* Exercise task
Copy exactly the lines from the start of the material through the line with "22, 23, 24];". Pictures stay out of the copy.

* Data segment
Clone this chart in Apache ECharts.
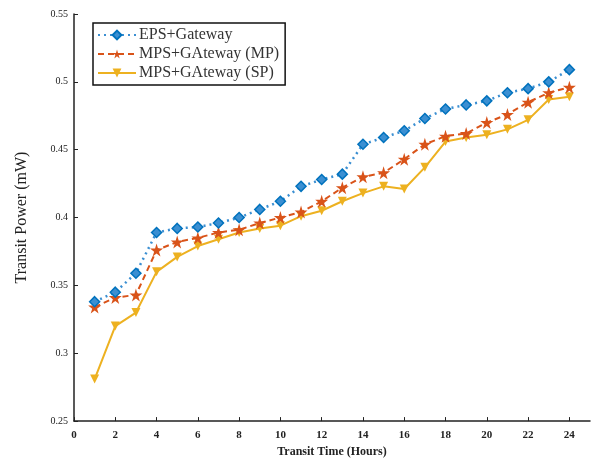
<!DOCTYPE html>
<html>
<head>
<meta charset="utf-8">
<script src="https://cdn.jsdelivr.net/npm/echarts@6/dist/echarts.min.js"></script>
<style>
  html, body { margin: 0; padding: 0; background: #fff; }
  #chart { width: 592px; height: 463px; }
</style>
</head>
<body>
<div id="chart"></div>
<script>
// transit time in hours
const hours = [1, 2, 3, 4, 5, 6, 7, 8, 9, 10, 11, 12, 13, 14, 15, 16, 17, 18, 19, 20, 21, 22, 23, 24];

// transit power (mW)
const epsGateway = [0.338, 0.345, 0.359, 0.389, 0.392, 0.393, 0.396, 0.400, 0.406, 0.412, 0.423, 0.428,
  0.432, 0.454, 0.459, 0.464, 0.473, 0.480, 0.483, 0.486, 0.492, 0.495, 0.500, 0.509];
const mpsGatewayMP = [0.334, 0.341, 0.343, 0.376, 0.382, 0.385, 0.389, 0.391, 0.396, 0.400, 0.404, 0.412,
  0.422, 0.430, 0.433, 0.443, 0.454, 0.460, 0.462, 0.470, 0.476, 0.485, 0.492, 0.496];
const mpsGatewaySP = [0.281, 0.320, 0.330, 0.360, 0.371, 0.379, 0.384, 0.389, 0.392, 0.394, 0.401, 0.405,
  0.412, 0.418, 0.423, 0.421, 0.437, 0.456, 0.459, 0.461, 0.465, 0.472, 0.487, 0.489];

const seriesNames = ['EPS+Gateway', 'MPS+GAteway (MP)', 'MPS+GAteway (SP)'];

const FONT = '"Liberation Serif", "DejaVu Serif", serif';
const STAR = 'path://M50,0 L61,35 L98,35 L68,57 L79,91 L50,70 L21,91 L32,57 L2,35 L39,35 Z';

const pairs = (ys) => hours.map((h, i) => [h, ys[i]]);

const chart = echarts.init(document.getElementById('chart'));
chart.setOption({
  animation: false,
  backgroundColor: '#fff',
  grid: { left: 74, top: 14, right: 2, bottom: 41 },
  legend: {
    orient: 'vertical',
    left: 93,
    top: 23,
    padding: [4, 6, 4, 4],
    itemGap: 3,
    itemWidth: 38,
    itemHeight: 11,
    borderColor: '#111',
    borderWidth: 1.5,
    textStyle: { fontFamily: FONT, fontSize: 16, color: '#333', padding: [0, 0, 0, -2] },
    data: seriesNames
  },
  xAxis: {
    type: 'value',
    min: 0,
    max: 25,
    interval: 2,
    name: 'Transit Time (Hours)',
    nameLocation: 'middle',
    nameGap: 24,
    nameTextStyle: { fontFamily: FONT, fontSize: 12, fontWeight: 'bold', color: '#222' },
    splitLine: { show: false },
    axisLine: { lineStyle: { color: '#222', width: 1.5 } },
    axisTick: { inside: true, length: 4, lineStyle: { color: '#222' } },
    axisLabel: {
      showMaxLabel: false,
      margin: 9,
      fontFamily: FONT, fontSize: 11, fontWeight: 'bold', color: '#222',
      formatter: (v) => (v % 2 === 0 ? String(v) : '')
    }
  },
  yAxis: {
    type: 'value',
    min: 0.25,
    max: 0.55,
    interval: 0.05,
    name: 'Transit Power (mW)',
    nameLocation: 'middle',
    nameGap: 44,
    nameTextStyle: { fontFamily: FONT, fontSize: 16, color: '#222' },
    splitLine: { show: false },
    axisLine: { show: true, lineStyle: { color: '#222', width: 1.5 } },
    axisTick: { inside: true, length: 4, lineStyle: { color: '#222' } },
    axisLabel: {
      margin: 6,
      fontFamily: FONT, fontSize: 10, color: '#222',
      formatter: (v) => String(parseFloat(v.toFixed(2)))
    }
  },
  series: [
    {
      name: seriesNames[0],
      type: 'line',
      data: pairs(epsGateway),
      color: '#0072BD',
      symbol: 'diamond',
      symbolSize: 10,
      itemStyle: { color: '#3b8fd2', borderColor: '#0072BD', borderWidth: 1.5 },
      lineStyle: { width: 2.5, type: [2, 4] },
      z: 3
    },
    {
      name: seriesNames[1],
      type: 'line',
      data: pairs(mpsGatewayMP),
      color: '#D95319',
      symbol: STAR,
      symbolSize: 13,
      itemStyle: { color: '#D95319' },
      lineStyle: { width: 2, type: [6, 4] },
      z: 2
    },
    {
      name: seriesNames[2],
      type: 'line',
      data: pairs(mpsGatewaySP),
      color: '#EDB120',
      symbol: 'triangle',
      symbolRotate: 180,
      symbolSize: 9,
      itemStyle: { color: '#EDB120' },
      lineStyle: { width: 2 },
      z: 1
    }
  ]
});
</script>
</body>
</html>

* Correct output
Clone this chart in Apache ECharts.
<!DOCTYPE html>
<html>
<head>
<meta charset="utf-8">
<script src="https://cdn.jsdelivr.net/npm/echarts@6/dist/echarts.min.js"></script>
<style>
  html, body { margin: 0; padding: 0; background: #fff; }
  #chart { width: 592px; height: 463px; }
</style>
</head>
<body>
<div id="chart"></div>
<script>
// transit time in hours
const hours = [1, 2, 3, 4, 5, 6, 7, 8, 9, 10, 11, 12, 13, 14, 15, 16, 17, 18, 19, 20, 21, 22, 23, 24];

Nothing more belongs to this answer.